Your instructions:
Retype the lines beneath this one, from the first through the line containing "from matplotlib.transforms import". Pictures are left out.

Supplied information:
==================================================

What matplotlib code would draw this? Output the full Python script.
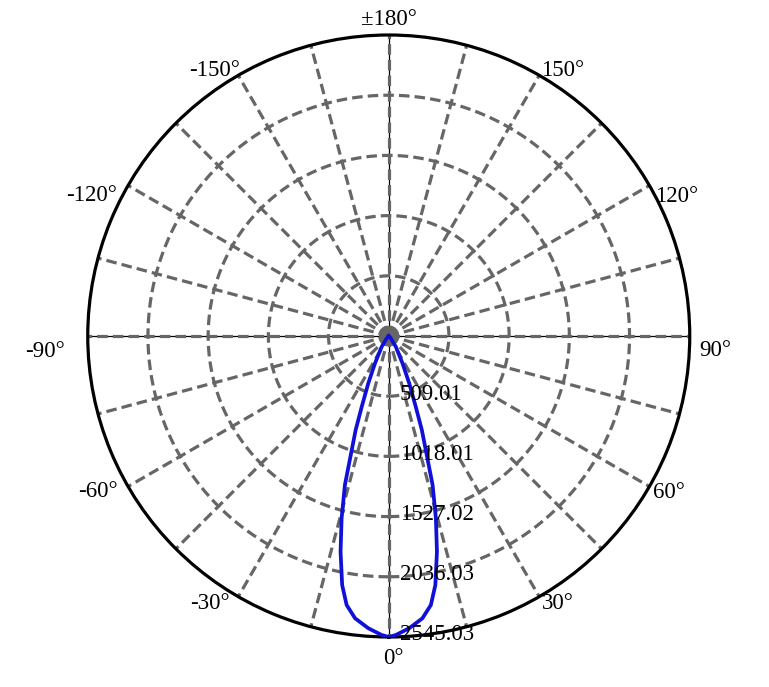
import numpy as np
import matplotlib
matplotlib.use('Agg')
import matplotlib.pyplot as plt
from matplotlib.transforms import ScaledTranslation

# ---- data ----
beam_angles = [0, 1.35, 4.0, 6.8, 8.9, 10.6, 12.6, 14.5, 16.4, 17.8, 19.4, 20.9, 23.4, 26.7, 33.4, 40, 50, 60, 90]
beam_intensity = [2545.03, 2529, 2477, 2404, 2302, 2142, 1868, 1592, 1313, 1042, 842, 640, 436, 259, 108, 30, 5, 1, 0]
r_ticks = [509.01, 1018.01, 1527.02, 2036.03, 2545.03]
r_tick_labels = ["509.01", "1018.01", "1527.02", "2036.03", "2545.03"]
ang_ticks = [0, 30, 60, 90, 120, 150, 180, -150, -120, -90, -60, -30]
ang_tick_labels = ["0°", "30°", "60°", "90°", "120°", "150°", "±180°",
                   "-150°", "-120°", "-90°", "-60°", "-30°"]

# ---- layout (label placement: display angle, radius factor) ----
lab_disp_ang = [0.75, 32.3, 60.9, 87.4, 115.9, 146.7, 180, -146.7, -115.2, -87.5, -61.8, -33.7]
lab_rfac = [1.073, 1.053, 1.066, 1.085, 1.064, 1.054, 1.053, 1.054, 1.093, 1.143, 1.096, 1.07]

plt.rcParams['font.family'] = ['Liberation Serif', 'DejaVu Serif']
W, H = 769, 687
fig = plt.figure(figsize=(W / 100, H / 100), dpi=100)
cx, cy, rad = 388.75, 336, 301
ax = fig.add_axes([(cx - rad) / W, (H - cy - rad) / H, 2 * rad / W, 2 * rad / H], projection='polar')
ax.set_theta_zero_location('S')
ax.set_theta_direction(1)
R = r_ticks[-1]
ax.set_ylim(0, R)
ax.set_xticks([])
ax.set_yticks([])
ax.grid(False)
ax.spines['polar'].set_color('black')
ax.spines['polar'].set_linewidth(2.3)

grey = '#666666'
dash = (3.3, 1.6)

# thin black axis lines
for a in [0, 90]:
    t = np.deg2rad(a)
    ax.plot([t, t], [0, R], color='black', lw=0.9, zorder=1)
    ax.plot([t + np.pi, t + np.pi], [0, R], color='black', lw=0.9, zorder=1)

# spokes
for a in range(0, 360, 15):
    t = np.deg2rad(a)
    ax.plot([t, t], [0, R], color=grey, lw=2.3, dashes=dash, zorder=2)

# rings
th = np.linspace(0, 2 * np.pi, 721)
for r in r_ticks[:-1]:
    ax.plot(th, np.full_like(th, r), color=grey, lw=2.3, dashes=dash, zorder=2)

# curve (symmetric beam)
ang_full = [-a for a in beam_angles[::-1]] + beam_angles[1:]
val_full = beam_intensity[::-1] + beam_intensity[1:]
ax.plot(np.deg2rad(ang_full), val_full, color='#1010d8', lw=2.7, zorder=4,
        solid_joinstyle='round')

# radial labels
off = ScaledTranslation(8 / 72, 1.5 / 72, fig.dpi_scale_trans)
for r, lab in zip(r_ticks, r_tick_labels):
    ax.text(0, r, lab, transform=ax.transData + off, ha='left', va='center',
            fontsize=16.5, color='black', zorder=5, clip_on=False)

# angular labels
for a, lab, da, f in zip(ang_ticks, ang_tick_labels, lab_disp_ang, lab_rfac):
    ax.text(np.deg2rad(da), R * f, lab, ha='center', va='center', fontsize=16.5,
            color='black', clip_on=False)

fig.savefig('out.png', dpi=100)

==================================================

Exercise answer:
What matplotlib code would draw this? Output the full Python script.
import numpy as np
import matplotlib
matplotlib.use('Agg')
import matplotlib.pyplot as plt
from matplotlib.transforms import ScaledTranslation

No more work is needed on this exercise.